Another scenario is we keep our options open for six months or one year and work on shaping a different orientation. Our winning points are, we are the first stellar-based token sale, we are developing a world-class team, and we are building joint-ventures around the world. And a strategic advantage whose importance is impossible to overstate, we’re creating a global legal framework. So, as you can see, strategy-wise we’re pretty well-heeled, but it’s still in development.
Right, so, what are the plans for the rest of the year other than what you’ve just mentioned?
During the coming months we plan on continuing to build the pipeline of projects, negotiating with asset managers, creating conditions for them to come onboard. Right now, we’re talking about the capacity of a hundred million dollars in our pipeline, I think, with the right people and assets we can go to billions. The interest in what we’re offering is genuine and very specific; asset tokenization, as the new business model, the new mass-market driver provides premium liquidity for the widest variety of assets.
Is it safe to say that Smartlands is moving away entirely from utility tokens towards tokenization? Or you’re still keeping an eye on everything that goes on in that space – utility tokens? Or just security tokens all the way?
We keep an eye on the market. Maybe some utility tokens can be converted to security tokens because there is some sort of legal grey zone, in which the utility tokens are issued by all those ICOs that are happening as we speak. Some of them can be converted and moved to regulated jurisdictions. Consider: our token (SLT) is a utility “payment access” token, but we’re building a platform for security tokens. We’re kind of playing both sides but biased towards the securities; they’re more interesting, it’s the next trend.
That was going to be my next question because the trend is clear: the security token is the next best thing. Why is that? What’s so exciting about the security tokens as opposed to the utility, which is just, well, buying coins?

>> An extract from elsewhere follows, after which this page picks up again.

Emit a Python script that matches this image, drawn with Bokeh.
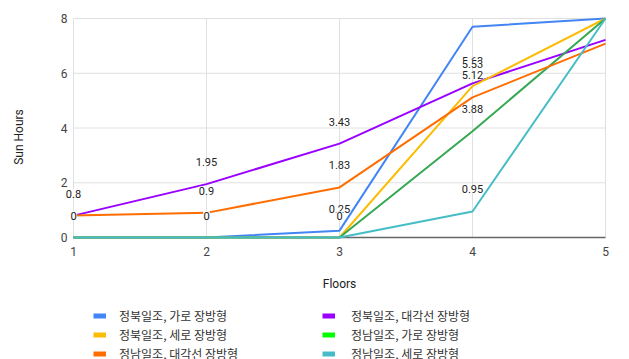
import math
from bokeh.plotting import figure
from bokeh.models import Range1d, Legend, LegendItem, ColumnDataSource
from bokeh.core.properties import value
from bokeh.embed import file_html
from bokeh.resources import INLINE

floors = [1, 2, 3, 4, 5]
floor_labels = ["1", "2", "3", "4", "5"]
y_ticks = [0, 2, 4, 6, 8]
y_tick_labels = ["0", "2", "4", "6", "8"]
series_names = [
    "정북일조, 가로 장방형",
    "정북일조, 대각선 장방형",
    "정북일조, 세로 장방형",
    "정남일조, 가로 장방형",
    "정남일조, 대각선 장방형",
    "정남일조, 세로 장방형",
]
north_wide = [0, 0, 0.25, 7.7, 8]
north_diag = [0.8, 1.95, 3.43, 5.63, 7.22]
north_tall = [0, 0, 0, 5.53, 8]
south_wide = [0, 0, 0, 3.88, 8]
south_diag = [0.8, 0.9, 1.83, 5.12, 7.08]
south_tall = [0, 0, 0, 0.95, 8]
series_values = [north_wide, north_diag, north_tall, south_wide, south_diag, south_tall]
line_colors = ["#4285F4", "#9900FF", "#FBBC04", "#34A853", "#FF6D01", "#46BDC6"]
legend_colors = ["#4285F4", "#9900FF", "#FBBC04", "#00FF00", "#FF6D01", "#46BDC6"]
# indices of points that carry a data label, per series
labelled = [[0, 1, 2], [0, 1, 2, 3], [0, 1, 2, 3], [3], [0, 1, 2, 3], [3]]

W, H = 629, 359
left, right, top, bottom = 73, 24, 18, 122
x_min, x_max = floors[0], floors[-1]
y_min, y_max = y_ticks[0], y_ticks[-1]
px_x = (W - left - right) / (x_max - x_min)
px_y = (H - top - bottom) / (y_max - y_min)

p = figure(width=W, height=H, output_backend="svg", toolbar_location=None,
           x_axis_type=None, y_axis_type=None, min_border=0,
           x_range=Range1d(x_min - left / px_x, x_max + right / px_x),
           y_range=Range1d(y_min - bottom / px_y, y_max + top / px_y))
p.outline_line_color = None
p.grid.visible = False
p.background_fill_color = "white"
p.border_fill_color = "white"

grid_col = "#e0e0e0"
# horizontal grid lines
p.segment(x0=[x_min] * len(y_ticks), x1=[x_max] * len(y_ticks), y0=y_ticks, y1=y_ticks,
          line_color=grid_col, line_width=1)
# vertical grid lines
p.segment(x0=floors, x1=floors, y0=[y_min] * len(floors), y1=[y_max] * len(floors),
          line_color=grid_col, line_width=1)
# baseline axis line
p.segment(x0=[x_min], x1=[x_max], y0=[y_min], y1=[y_min], line_color="#666666",
          line_width=1.5)

font = value("Roboto")
# y tick labels
p.text(x=[x_min] * len(y_ticks), y=y_ticks, text=y_tick_labels, x_offset=-6,
       text_align="right", text_baseline="middle", text_font=font,
       text_font_size="12px", text_color="#444444")
# x tick labels
p.text(x=floors, y=[y_min] * len(floors), text=floor_labels, y_offset=14,
       text_align="center", text_baseline="middle", text_font=font,
       text_font_size="12px", text_color="#444444")
# axis titles
p.text(x=[(x_min + x_max) / 2], y=[y_min], text=["Floors"], y_offset=46,
       text_align="center", text_baseline="middle", text_font=font,
       text_font_size="12px", text_color="#222222")
p.text(x=[x_min], y=[(y_min + y_max) / 2], text=["Sun Hours"], x_offset=-55, y_offset=9,
       angle=math.pi / 2, text_align="center", text_baseline="middle", text_font=font,
       text_font_size="12px", text_color="#222222")

for vals, col in zip(series_values, line_colors):
    p.line(floors, vals, line_color=col, line_width=2)

for vals, idx in zip(series_values, labelled):
    xs = [floors[i] for i in idx]
    ys = [vals[i] for i in idx]
    txt = [("%g" % vals[i]) for i in idx]
    src = ColumnDataSource(dict(x=xs, y=ys, t=txt))
    p.text("x", "y", text="t", source=src, y_offset=-22, text_align="center",
           text_baseline="middle", text_font=font, text_font_size="11px",
           text_color="#222222", background_fill_color="white")

# legend-only renderers (hidden), thicker swatches
dummies = []
for vals, c in zip(series_values, legend_colors):
    r = p.line(floors, vals, line_color=c, line_width=5)
    r.visible = False
    dummies.append(r)
items = [LegendItem(label=n, renderers=[r]) for n, r in zip(series_names, dummies)]


def make_legend(its, loc, standoff):
    return Legend(items=its, location=loc, orientation="vertical",
                  glyph_width=13, glyph_height=19, label_height=19, spacing=0,
                  padding=0, margin=0, label_standoff=standoff,
                  label_text_font="Noto Sans CJK KR", label_text_font_size="12px",
                  label_text_color="#333333", border_line_color=None,
                  background_fill_alpha=0, inactive_fill_alpha=0)


p.add_layout(make_legend(items[0::2], (93, -4), 13), "center")
p.add_layout(make_legend(items[1::2], (322, -4), 16), "center")

open("out.html", "w").write(file_html(p, INLINE))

The security token is an evolution from physical ownership towards digital ownership, which means more effective, faster, instantaneous transfer of rights and value. Digitalization is happening in all industries and finance is in a well-defined lead clearly demonstrating that these digital securities are what the evolution of the legacy financial industry is. And all that is happening on the blockchain. A security token is backed by the asset, a specific asset – a business, a cash flow, a property of some sort. We tokenize equity bond backed by real asset behind it whereas a utility token can go to zero fast because it’s an invisible and unusable product: if nobody is using it, it’s worthless.